It is fascinating to consider to what extent Wagner has modeled Wotan’s relationship with Erda (Mother Nature) upon Adam’s (man’s) relationship with Eve, both inside and outside of paradise (i.e., before the Fall and after the Fall, the exile from paradise, respectively). Clearly, Wotan seeks Erda to obtain two types of knowledge, i.e., objective knowledge of the bitter truth he fears, and subjective, aesthetic intuition through which he can sublimate her terrible knowledge into a safe form as religious mythology, and later, secular art (especially music), and thereby forget the fear engendered by objective truth. The first kind of knowledge he obtains from Erda, objective knowledge of the terrible truth, is of course comparable to the fateful knowledge Eve obtained from the Tree of Knowledge in paradise and imparted to Adam, thereby prompting God to exile them from paradise in punishment. The second kind of knowledge, subjective, aesthetic intuition, represents an attempt to restore the paradise which has been lost through acquisition of the first kind of knowledge, just as Eve’s crime, which banished man from paradise, is the inspiration of Christ’s offer of redemption, the restoration of paradise. It is in this sense that Eve is for Wagner the archetypal muse for art, which Wagner of course dramatized in The Mastersingers of Nuremberg, in which Eva is the muse who inspires the music-dramatist Walther Von Stolzing, in a dream, to create his Mastersong, in which the Tree of Knowledge (Erda’s objective knowledge) and the Tree of Life (aesthetic intuition, i.e., Erda known through love rather than through objective understanding) become one.
Through Wotan’s union with Erda, Erda will give birth to their daughter Bruennhilde. During Wotan’s sojourn with Erda she will figuratively impart knowledge to Wotan through sexual union, and not just carnal knowledge. I believe we can construe the first form of knowledge Wotan seeks from Erda, objective knowledge, as that knowledge Wotan the Wanderer – collective, historical man – acquires through his wanderings in space and time, i.e., man’s historical experience of the world. It is this scientific, objective knowledge of Mother Nature which Wagner rejects in our following extract, in favor of what he describes as a loving or sympathetic relationship with nature, which we can usefully identify as the second form of knowledge Wotan wishes to learn from Erda, the knowledge of how to forget the fear and care the first kind of knowledge engendered in him:
“I am not so out of touch with nature as you suppose, even though I myself am no longer in a position to have scientific dealings with it. (…) It is only when nature is expected to replace real life – love – that I ignore it.” [624W-{1/25-26/54} Letter to August Roeckel: SLRW, p. 312]
The mere fact that Wagner is not embarrassed to distinguish what he calls “nature” (as known through “scientific dealings”) from “real life – love” in our extract, demonstrates that Wagner holds two antithetical views of the real world, because “real life – love” is a part of nature.
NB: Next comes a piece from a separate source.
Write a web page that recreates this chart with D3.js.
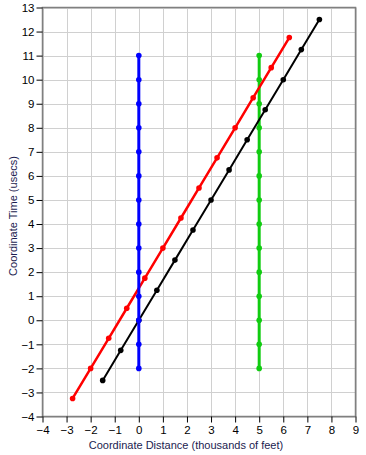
<!DOCTYPE html>
<html>
<head>
<meta charset="utf-8">
<script src="https://cdn.jsdelivr.net/npm/d3@7"></script>
<style>
  body { margin: 0; background: #fff; }
  svg { display: block; font-family: "Liberation Sans", Arial, sans-serif; }
  .grid line { stroke: #d0d0d0; stroke-width: 1; }
  .axis text { font-size: 11.5px; fill: #000; }
  .axis path { display: none; }
  .axis line { stroke: #000; }
  .title { font-size: 11px; fill: #1c1c50; }
</style>
</head>
<body>
<div id="chart"></div>
<script>
// coordinate distance (thousands of feet) / coordinate time (usecs)
var blueX = [0, 0, 0, 0, 0, 0, 0, 0, 0, 0, 0, 0, 0, 0];
var blueY = [-2, -1, 0, 1, 2, 3, 4, 5, 6, 7, 8, 9, 10, 11];
var greenX = [5, 5, 5, 5, 5, 5, 5, 5, 5, 5, 5, 5, 5, 5];
var greenY = [-2, -1, 0, 1, 2, 3, 4, 5, 6, 7, 8, 9, 10, 11];
var blackX = [-1.5, -0.75, 0, 0.75, 1.5, 2.25, 3, 3.75, 4.5, 5.25, 6, 6.75, 7.5];
var blackY = [-2.5, -1.25, 0, 1.25, 2.5, 3.75, 5, 6.25, 7.5, 8.75, 10, 11.25, 12.5];
var redX = [-2.75, -2, -1.25, -0.5, 0.25, 1, 1.75, 2.5, 3.25, 4, 4.75, 5.5, 6.25];
var redY = [-3.25, -2, -0.75, 0.5, 1.75, 3, 4.25, 5.5, 6.75, 8, 9.25, 10.5, 11.75];
var xTicks = [-4, -3, -2, -1, 0, 1, 2, 3, 4, 5, 6, 7, 8, 9];
var yTicks = [-4, -3, -2, -1, 0, 1, 2, 3, 4, 5, 6, 7, 8, 9, 10, 11, 12, 13];

var width = 366, height = 455;
var margin = {left: 42.5, right: 10.5, top: 7.5, bottom: 38.5};

var svg = d3.select("#chart").append("svg")
    .attr("width", width)
    .attr("height", height);

var x = d3.scaleLinear().domain([-4, 9]).range([margin.left, width - margin.right]);
var y = d3.scaleLinear().domain([-4, 13]).range([height - margin.bottom, margin.top]);

// grid
svg.append("g").attr("class", "grid")
    .selectAll("line.v").data(xTicks).enter().append("line")
    .attr("x1", function(d) { return Math.round(x(d)) + 0.5; })
    .attr("x2", function(d) { return Math.round(x(d)) + 0.5; })
    .attr("y1", y(13)).attr("y2", y(-4));
svg.select("g.grid")
    .selectAll("line.h").data(yTicks).enter().append("line")
    .attr("y1", function(d) { return Math.round(y(d)) + 0.5; })
    .attr("y2", function(d) { return Math.round(y(d)) + 0.5; })
    .attr("x1", x(-4)).attr("x2", x(9));

// frame
svg.append("rect")
    .attr("x", x(-4)).attr("y", y(13))
    .attr("width", x(9) - x(-4)).attr("height", y(-4) - y(13))
    .attr("fill", "none").attr("stroke", "#808080").attr("stroke-width", 1.5);

var series = [
    {xs: greenX, ys: greenY, color: "#11cc11", width: 3},
    {xs: redX, ys: redY, color: "#ff0000", width: 2.5},
    {xs: blackX, ys: blackY, color: "#000000", width: 2},
    {xs: blueX, ys: blueY, color: "#0000ff", width: 3}
];

var line = d3.line()
    .x(function(d) { return x(d[0]); })
    .y(function(d) { return y(d[1]); });

series.forEach(function(s) {
    var pts = d3.zip(s.xs, s.ys);
    var g = svg.append("g");
    g.append("path")
        .datum(pts)
        .attr("d", line)
        .attr("fill", "none")
        .attr("stroke", s.color)
        .attr("stroke-width", s.width);
    g.selectAll("circle").data(pts).enter().append("circle")
        .attr("cx", function(d) { return x(d[0]); })
        .attr("cy", function(d) { return y(d[1]); })
        .attr("r", 2.8)
        .attr("fill", s.color);
});

// axes
svg.append("g").attr("class", "axis")
    .attr("transform", "translate(0," + y(-4) + ")")
    .call(d3.axisBottom(x).tickValues(xTicks).tickSize(6).tickPadding(3));
svg.append("g").attr("class", "axis")
    .attr("transform", "translate(" + x(-4) + ",0)")
    .call(d3.axisLeft(y).tickValues(yTicks).tickSize(6).tickPadding(2));

svg.append("text").attr("class", "title")
    .attr("x", 186)
    .attr("y", 449)
    .attr("text-anchor", "middle")
    .text("Coordinate Distance (thousands of feet)");
svg.append("text").attr("class", "title")
    .attr("transform", "translate(17,216) rotate(-90)")
    .attr("text-anchor", "middle")
    .text("Coordinate Time (usecs)");
</script>
</body>
</html>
Clearly what Wagner means is that nature can be known in two distinct ways, scientifically on the one hand, and aesthetically, or musically, on the other. On this reading, it seems likely that the product of Wotan’s union with Erda, Bruennhilde, will represent Mother Nature as known to us aesthetically.
The second form of knowledge is dependent upon the first, since man’s need to substitute a consoling illusion for an intolerable truth depends for inspiration upon some kind of awareness of that truth which we are inspired to deny. This process must be unconscious because, were religious man aware that he is deceiving himself in his beliefs, he could not believe them. As Wagner said, we had to lose our innocence before we could value its restoration.